I argue that although there are some potential problems with Jaggar’s approach, these problems are common to standpoint theories and can be addressed by applying the solutions offered by other feminist theorists. One common criticism made by feminist epistemologists[i] is the critique of traditional epistemology’s notions of objectivity and neutrality. As Naomi Scheman puts it, in traditional epistemology “[t]hose who are taken to be in the best position to know are those who are believed to be objective, distanced, dispassionate, independent, and nonemotionally rational” (3-4). ii] According to Allison Jaggar, the result of this conception of the knower in modern epistemology is a sharp distinction between reason and emotion where reason is privileged because emotions are viewed as involuntary responses that distort our rational observations of the world, which in turn distort the knowledge we can gain from these observations (1992). She further argues that this distinction contributes to the denial of women’s epistemic authority since women are associated with emotions and men with reason, and so men became the standard by which epistemic authority is judged.

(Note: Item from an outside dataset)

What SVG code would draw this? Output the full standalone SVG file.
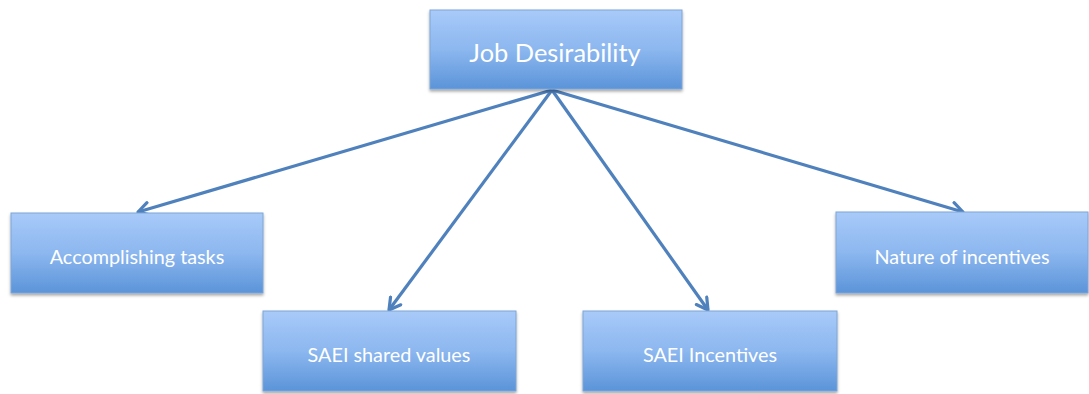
<svg xmlns="http://www.w3.org/2000/svg" width="1089" height="394" viewBox="0 0 1089 394">
<style>
.box{fill:url(#g);stroke:#7ea6d6;stroke-width:1;filter:url(#sh)}
.lbl{fill:#ffffff;font-family:Lato,"Open Sans","Liberation Sans",sans-serif;text-anchor:middle;dominant-baseline:central}
.conn{stroke:#4f81bd;stroke-width:3.2;fill:none;marker-end:url(#ah)}
</style>
<defs>
<linearGradient id="g" x1="0" y1="0" x2="0" y2="1">
<stop offset="0" stop-color="#a8caf9"/>
<stop offset="0.5" stop-color="#8cb7ef"/>
<stop offset="1" stop-color="#5b94d9"/>
</linearGradient>
<filter id="sh" x="-10%" y="-10%" width="120%" height="130%">
<feDropShadow dx="0" dy="2" stdDeviation="1.5" flood-color="#000" flood-opacity="0.35"/>
</filter>
<marker id="ah" viewBox="0 0 10 10" refX="8" refY="5" markerWidth="5" markerHeight="5" orient="auto" markerUnits="strokeWidth">
<path d="M1,1 L8,5 L1,9" fill="none" stroke="#4f81bd" stroke-width="2" stroke-linecap="round" stroke-linejoin="round"/>
</marker>
</defs>
<g id="connectors">
<line class="conn" x1="552" y1="90" x2="138" y2="212"/>
<line class="conn" x1="552" y1="90" x2="389" y2="310"/>
<line class="conn" x1="552" y1="90" x2="708" y2="310"/>
<line class="conn" x1="552" y1="90" x2="963" y2="212"/>
</g>
<g id="job-desirability">
<rect class="box" x="430" y="10" width="252" height="79"/>
<text class="lbl" x="555" y="52" font-size="25.4">Job Desirability</text>
</g>
<g id="accomplishing-tasks">
<rect class="box" x="11" y="213" width="252" height="80"/>
<text class="lbl" x="137" y="256" font-size="19.8">Accomplishing tasks</text>
</g>
<g id="saei-shared-values">
<rect class="box" x="263" y="311" width="253" height="80"/>
<text class="lbl" x="389" y="354" font-size="19.8">SAEI shared values</text>
</g>
<g id="saei-incentives">
<rect class="box" x="583" y="311" width="254" height="80"/>
<text class="lbl" x="710" y="354" font-size="19.8">SAEI Incentives</text>
</g>
<g id="nature-of-incentives">
<rect class="box" x="836" y="212" width="252" height="81"/>
<text class="lbl" x="962" y="256" font-size="19.8">Nature of incentives</text>
</g>
</svg>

This is just one of many concerns feminist epistemologists share. However, there are many dissimilarities between feminists as to how to deal with the problems in traditional epistemology. [iii] One approach that I will focus on in this paper is feminist standpoint theory, particularly the standpoint theory offered by Jaggar in “Love and Knowledge: Emotions in Feminist Epistemology. What Jaggar aims to accomplish in her paper is to “begin bridging the gap [between emotion and knowledge] through the suggestion that emotions may be helpful and even necessary rather than inimical to the construction of knowledge” (1992, 146). The bridge she wants to build includes a methodology for identifying biases of the dominant group that leads to false appraisals of the world. This methodology relies on the notion that perspective can be altered by the way one is situated in the world, particularly how one’s situatedness can affect one’s emotional perspective and response.
I will explain the concept of emotional perspective and response in a moment, but I want to first note that the type of emotions she thinks are important to feminist epistemologists are outlaw emotions—which are emotional responses that do not follow or support the values and norms we have been taught to accept. Because outlaw emotions are usually a negative response to norms and values, they can help us identify which biases are causing errors in our methods of seeking knowledge.
The point that Jaggar wants to make clear is that impartiality in our epistemic methods is impossible, therefore, we should give up on the notion of impartiality and work towards identifying biases that will better guide our epistemic endeavors. There is much debate between feminists over the potential of feminist standpoint epistemologies, yet, I think that Jaggar’s methodology warrants some consideration. [iv] However, because she offers just a sketch of how emotions might be incorporated into epistemology, there are some aspects of her theory that are problematic.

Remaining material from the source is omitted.